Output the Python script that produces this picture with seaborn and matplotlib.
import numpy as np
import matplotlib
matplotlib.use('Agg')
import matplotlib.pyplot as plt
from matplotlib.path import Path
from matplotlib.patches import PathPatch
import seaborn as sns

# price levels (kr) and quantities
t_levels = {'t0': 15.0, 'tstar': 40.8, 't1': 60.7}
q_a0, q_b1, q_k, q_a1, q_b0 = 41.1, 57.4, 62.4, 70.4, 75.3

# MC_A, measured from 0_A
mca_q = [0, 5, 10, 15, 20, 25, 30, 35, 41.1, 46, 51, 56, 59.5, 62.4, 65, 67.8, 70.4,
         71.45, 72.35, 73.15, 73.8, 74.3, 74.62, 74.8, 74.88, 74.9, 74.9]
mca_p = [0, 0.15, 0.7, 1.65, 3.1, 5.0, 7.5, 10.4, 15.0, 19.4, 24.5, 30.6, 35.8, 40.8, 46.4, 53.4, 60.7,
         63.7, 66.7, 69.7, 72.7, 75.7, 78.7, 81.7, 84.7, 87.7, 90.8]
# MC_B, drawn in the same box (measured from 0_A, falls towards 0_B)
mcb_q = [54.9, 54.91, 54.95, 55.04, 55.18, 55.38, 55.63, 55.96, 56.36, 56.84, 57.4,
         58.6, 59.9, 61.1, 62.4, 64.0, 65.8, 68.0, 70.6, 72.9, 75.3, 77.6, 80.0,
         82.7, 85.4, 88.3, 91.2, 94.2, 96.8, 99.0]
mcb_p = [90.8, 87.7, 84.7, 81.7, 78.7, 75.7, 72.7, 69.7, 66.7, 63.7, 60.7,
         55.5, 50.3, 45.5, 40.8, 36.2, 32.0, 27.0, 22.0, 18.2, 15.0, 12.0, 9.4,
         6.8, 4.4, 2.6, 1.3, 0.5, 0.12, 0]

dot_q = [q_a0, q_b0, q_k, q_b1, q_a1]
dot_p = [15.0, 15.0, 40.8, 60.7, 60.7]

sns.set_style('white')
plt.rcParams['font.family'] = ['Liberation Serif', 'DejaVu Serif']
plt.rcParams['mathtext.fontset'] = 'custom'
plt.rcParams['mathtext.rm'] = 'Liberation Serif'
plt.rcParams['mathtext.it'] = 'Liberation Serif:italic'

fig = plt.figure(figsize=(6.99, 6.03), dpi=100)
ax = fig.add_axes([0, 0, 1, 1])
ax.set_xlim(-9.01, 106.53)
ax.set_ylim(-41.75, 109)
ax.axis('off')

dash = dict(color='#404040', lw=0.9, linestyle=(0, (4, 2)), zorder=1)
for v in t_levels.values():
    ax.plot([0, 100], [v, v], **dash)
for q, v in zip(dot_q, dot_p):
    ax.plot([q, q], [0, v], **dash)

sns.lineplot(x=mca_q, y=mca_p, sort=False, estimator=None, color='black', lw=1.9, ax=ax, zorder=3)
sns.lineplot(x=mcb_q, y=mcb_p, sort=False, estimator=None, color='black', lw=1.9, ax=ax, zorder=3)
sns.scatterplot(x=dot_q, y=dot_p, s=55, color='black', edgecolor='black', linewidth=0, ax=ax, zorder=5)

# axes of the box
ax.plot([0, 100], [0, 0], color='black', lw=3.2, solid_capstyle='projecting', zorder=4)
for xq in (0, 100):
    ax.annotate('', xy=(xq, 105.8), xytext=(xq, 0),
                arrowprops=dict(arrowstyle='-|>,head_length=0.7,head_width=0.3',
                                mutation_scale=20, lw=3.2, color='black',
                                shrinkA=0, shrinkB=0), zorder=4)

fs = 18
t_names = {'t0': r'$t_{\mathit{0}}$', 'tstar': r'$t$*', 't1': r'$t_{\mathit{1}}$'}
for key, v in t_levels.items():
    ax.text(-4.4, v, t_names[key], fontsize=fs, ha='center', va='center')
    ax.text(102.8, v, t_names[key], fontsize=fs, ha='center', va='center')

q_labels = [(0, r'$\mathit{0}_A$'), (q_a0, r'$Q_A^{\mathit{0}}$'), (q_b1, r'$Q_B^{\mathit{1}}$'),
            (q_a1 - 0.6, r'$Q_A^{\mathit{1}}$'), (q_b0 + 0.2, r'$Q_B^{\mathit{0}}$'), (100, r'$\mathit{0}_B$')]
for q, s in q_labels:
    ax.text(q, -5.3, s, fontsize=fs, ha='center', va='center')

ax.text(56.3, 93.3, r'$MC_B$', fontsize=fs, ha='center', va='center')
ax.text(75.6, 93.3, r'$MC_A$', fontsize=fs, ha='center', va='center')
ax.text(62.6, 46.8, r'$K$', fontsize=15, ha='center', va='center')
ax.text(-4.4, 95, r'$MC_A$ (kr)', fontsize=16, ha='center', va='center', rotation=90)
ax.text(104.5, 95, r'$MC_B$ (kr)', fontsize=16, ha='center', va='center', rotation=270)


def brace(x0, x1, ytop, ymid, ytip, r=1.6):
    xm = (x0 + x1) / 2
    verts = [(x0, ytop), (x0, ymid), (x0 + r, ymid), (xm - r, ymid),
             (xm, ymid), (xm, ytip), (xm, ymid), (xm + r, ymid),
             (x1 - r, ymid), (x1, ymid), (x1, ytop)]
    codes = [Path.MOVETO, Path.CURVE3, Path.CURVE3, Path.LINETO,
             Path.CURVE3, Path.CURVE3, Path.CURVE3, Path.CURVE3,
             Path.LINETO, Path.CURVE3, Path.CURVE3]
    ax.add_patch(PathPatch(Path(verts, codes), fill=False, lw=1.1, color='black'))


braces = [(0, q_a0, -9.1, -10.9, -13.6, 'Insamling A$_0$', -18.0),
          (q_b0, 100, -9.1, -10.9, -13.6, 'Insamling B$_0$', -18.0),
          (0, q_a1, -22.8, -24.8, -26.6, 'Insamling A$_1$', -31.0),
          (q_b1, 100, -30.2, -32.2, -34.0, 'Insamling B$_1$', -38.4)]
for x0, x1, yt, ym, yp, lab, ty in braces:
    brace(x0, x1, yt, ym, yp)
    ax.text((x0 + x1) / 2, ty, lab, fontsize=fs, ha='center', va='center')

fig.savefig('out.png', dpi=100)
┄┄┄┄┄┄┄┄┄┄
TASK BRIEF: Return exactly the lines from the beginning of the data above through the one containing "plt.rcParams['mathtext.it'] = 'Liberation", please. Include both end lines and add nothing else.

ANSWER TO THIS PROBLEM:
Output the Python script that produces this picture with seaborn and matplotlib.
import numpy as np
import matplotlib
matplotlib.use('Agg')
import matplotlib.pyplot as plt
from matplotlib.path import Path
from matplotlib.patches import PathPatch
import seaborn as sns

# price levels (kr) and quantities
t_levels = {'t0': 15.0, 'tstar': 40.8, 't1': 60.7}
q_a0, q_b1, q_k, q_a1, q_b0 = 41.1, 57.4, 62.4, 70.4, 75.3

# MC_A, measured from 0_A
mca_q = [0, 5, 10, 15, 20, 25, 30, 35, 41.1, 46, 51, 56, 59.5, 62.4, 65, 67.8, 70.4,
         71.45, 72.35, 73.15, 73.8, 74.3, 74.62, 74.8, 74.88, 74.9, 74.9]
mca_p = [0, 0.15, 0.7, 1.65, 3.1, 5.0, 7.5, 10.4, 15.0, 19.4, 24.5, 30.6, 35.8, 40.8, 46.4, 53.4, 60.7,
         63.7, 66.7, 69.7, 72.7, 75.7, 78.7, 81.7, 84.7, 87.7, 90.8]
# MC_B, drawn in the same box (measured from 0_A, falls towards 0_B)
mcb_q = [54.9, 54.91, 54.95, 55.04, 55.18, 55.38, 55.63, 55.96, 56.36, 56.84, 57.4,
         58.6, 59.9, 61.1, 62.4, 64.0, 65.8, 68.0, 70.6, 72.9, 75.3, 77.6, 80.0,
         82.7, 85.4, 88.3, 91.2, 94.2, 96.8, 99.0]
mcb_p = [90.8, 87.7, 84.7, 81.7, 78.7, 75.7, 72.7, 69.7, 66.7, 63.7, 60.7,
         55.5, 50.3, 45.5, 40.8, 36.2, 32.0, 27.0, 22.0, 18.2, 15.0, 12.0, 9.4,
         6.8, 4.4, 2.6, 1.3, 0.5, 0.12, 0]

dot_q = [q_a0, q_b0, q_k, q_b1, q_a1]
dot_p = [15.0, 15.0, 40.8, 60.7, 60.7]

sns.set_style('white')
plt.rcParams['font.family'] = ['Liberation Serif', 'DejaVu Serif']
plt.rcParams['mathtext.fontset'] = 'custom'
plt.rcParams['mathtext.rm'] = 'Liberation Serif'
plt.rcParams['mathtext.it'] = 'Liberation Serif:italic'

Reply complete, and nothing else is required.